To be honest, Robert Kirkman’s Secret History of the Comics doesn’t reveal many secrets.
It does have a whole lot of history, though, and it is about comics, and that’s plenty to make it an entertaining hour of television. The series launches Sunday at 11 p.m. ET on AMC.
The first of the six episodes tackles Marvel Comics, which is no big surprise given that Marvel has become America’s alpha comic publisher and Marvel patriarch Stan Lee is the most famous comic book person in America by a wide margin.
A minor irony, noted by this series only in passing, is that Marvel’s ascent has been largely fueled over the last two decades by movie adaptations.
That doesn’t diminish the work that Lee and his early artist partner Jack Kirby did in creating the Marvel universe, from Iron Man and The Hulk to Silver Surfer and Spider-man.
It’s just that, as Secret History sort of acknowledges, the influence of comics on American popular culture owes considerably to the magnification they received from a different medium.
That’s been true for Marvel’s rival publisher DC as well, and today Marvel is further extending its tentacles through a small army of TV adaptations.
Kirkman, who’s best known these days for writing the Walking Dead comics on which that TV phenomenon was based, has written for Marvel as well as the Image imprint where The Walking Dead and Invincible were first published.
He’s been a comics scholar and geek most of his life, to the extent he named his son Peter Parker after the civilian identity of Spider-man.
While Kirkman’s own work has pushed some boundaries, The Secret History of Comics plays things pretty straight.
The first episode features extensive interviews with Lee, plus a series of comic historians and actors who have portrayed Marvel characters on film.
Marvel’s golden age dawned in the late 1950s, when Lee gambled that comic book fans were ready for something more sophisticated, nuanced and grownup than they were getting from the dominant DC machine.
He rolled a seven, and between Lee’s creative writing and Kirby’s bold drawing, Marvel soon developed a fiercely loyal fan base.
Not only did those fans love the stories, they saw the Marvel team as their pals – a marketing strategy that had worked earlier for comics like EC.
Marvel just plunged in more deeply. Marvel also had a folksy tone and didn’t seem to take itself too seriously. It was one of the gang.

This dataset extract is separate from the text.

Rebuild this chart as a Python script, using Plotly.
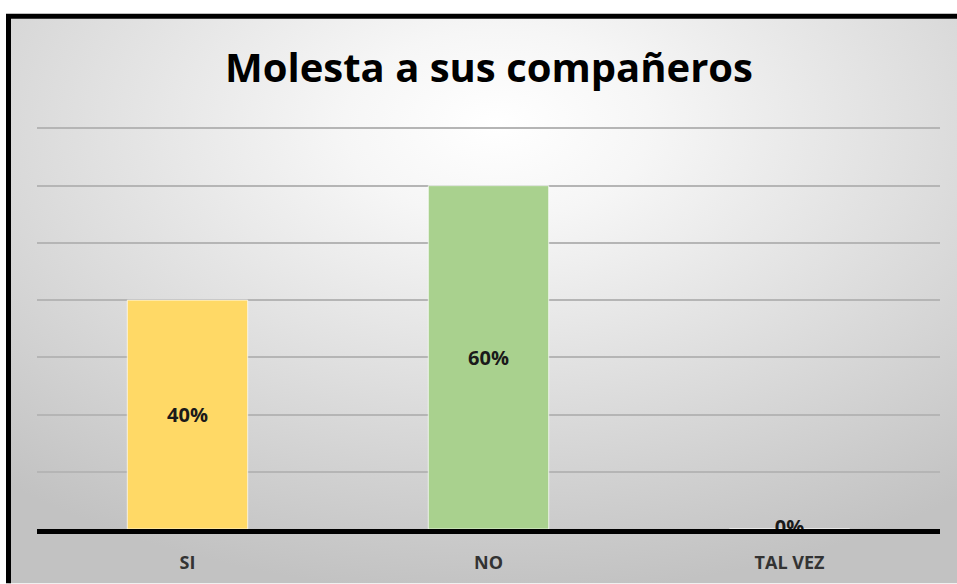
import base64
import plotly.graph_objects as go

categories = ["SI", "NO", "TAL VEZ"]
values = [0.40, 0.60, 0.00]
bar_colors = ["#FFD966", "#A9D18E", "#5B9BD5"]
title_text = "Molesta a sus compañeros"

W, H = 957, 584
ML, MR, MT, MB = 37, 17, 116.5, 54.5
PW = W - ML - MR
PH = H - MT - MB

svg = f'''<svg xmlns="http://www.w3.org/2000/svg" width="{W}" height="{H}" viewBox="0 0 {W} {H}" preserveAspectRatio="none">
<defs><radialGradient id="g" cx="0.5" cy="0.18" r="0.78">
<stop offset="0" stop-color="#ffffff"/><stop offset="0.2" stop-color="#f6f6f6"/>
<stop offset="1" stop-color="#c2c2c2"/></radialGradient></defs>
<rect x="0" y="0" width="{W}" height="{H}" fill="#ffffff"/>
<rect x="8.5" y="15.5" width="{W+20}" height="{H+20}" fill="url(#g)" stroke="#000" stroke-width="5"/>
</svg>'''
src = "data:image/svg+xml;base64," + base64.b64encode(svg.encode()).decode()

bar_text = [f"{v:.0%}" if v > 0 else "" for v in values]

fig = go.Figure(go.Bar(
    x=categories, y=values,
    marker=dict(color=bar_colors, line=dict(color="rgba(255,255,255,0.7)", width=1)),
    text=bar_text, textposition="inside", insidetextanchor="middle",
    constraintext="none", cliponaxis=False,
    textfont=dict(family="Open Sans", size=20, color="#1a1a1a", weight="bold"),
    hoverinfo="skip",
))

# labels for zero-height bars, centred on (and under) the axis line
zero_cats = [c for c, v in zip(categories, values) if v == 0]
zero_vals = [v for v in values if v == 0]
fig.add_trace(go.Scatter(
    x=zero_cats, y=zero_vals, mode="text",
    text=[f"{v:.0%}" for v in zero_vals], textposition="middle center",
    textfont=dict(family="Open Sans", size=20, color="#1a1a1a", weight="bold"),
    cliponaxis=False, hoverinfo="skip",
))

fig.update_layout(
    width=W, height=H,
    margin=dict(l=ML, r=MR, t=MT, b=MB, pad=0, autoexpand=False),
    paper_bgcolor="#ffffff", plot_bgcolor="rgba(0,0,0,0)",
    bargap=0.6, showlegend=False,
    title=dict(text="<b>" + title_text + "</b>", x=489 / W, xref="container", xanchor="center",
               y=1 - 68 / H, yref="container", yanchor="middle",
               font=dict(family="Open Sans", size=40, color="#000000")),
    images=[dict(source=src, xref="paper", yref="paper", x=-ML / PW, y=1 + MT / PH,
                 sizex=W / PW, sizey=H / PH, xanchor="left", yanchor="top",
                 sizing="stretch", layer="below")],
    xaxis=dict(showline=True, linecolor="#000000", linewidth=5, showgrid=False,
               ticks="outside", ticklen=13, tickcolor="rgba(0,0,0,0)", automargin=False,
               tickfont=dict(family="Open Sans", size=18, color="#333333", weight="bold"),
               fixedrange=True, layer="above traces"),
    yaxis=dict(range=[0, 0.72], tickvals=[0.1, 0.2, 0.3, 0.4, 0.5, 0.6, 0.7],
               showticklabels=False, showline=False,
               zeroline=False, gridcolor="#b5b5b5", gridwidth=2, fixedrange=True,
               automargin=False),
)

fig.write_html("out.html", config={"displayModeBar": False, "staticPlot": True},
               post_script="document.body.style.margin='0';document.body.style.overflow='hidden';")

The only real tension in this episode springs from the gradual estrangement and breakup of the Lee/Kirby team. Lee made himself into a personality, a kind of comic folk hero, and that often nurtured the perception that he deserved almost all the credit.
In fact, Secret History notes, Lee gave artists like Kirby exceptionally free rein, which meant they guided and shaped the stories even if they didn’t write the words.
Marvel also hired its artists, including Kirby, as contract workers, meaning they got nothing when Marvel licensed characters and stories.
Feeling shorted on both money and credit, Kirby eventually left. While he died in 1994, the debate inside the comic world continues to this day about how to apportion the credit for the early rise of Marvel.
Kirkman doesn’t come down strongly on one side or the other. He does give the last word to those who argue that Lee deserves all the credit he gets, because without him there would have been no Marvel at all.
The next five episodes touch on strong subjects, including Wonder Woman, Superman, the rise of independent comics, and the touchy issue of character diversity.
Comic scholars and fanatics will know a lot of this already. But since comics can always use more respect from civilians, The Secret History of Comics doesn’t have to be superheroic to make a valuable contribution.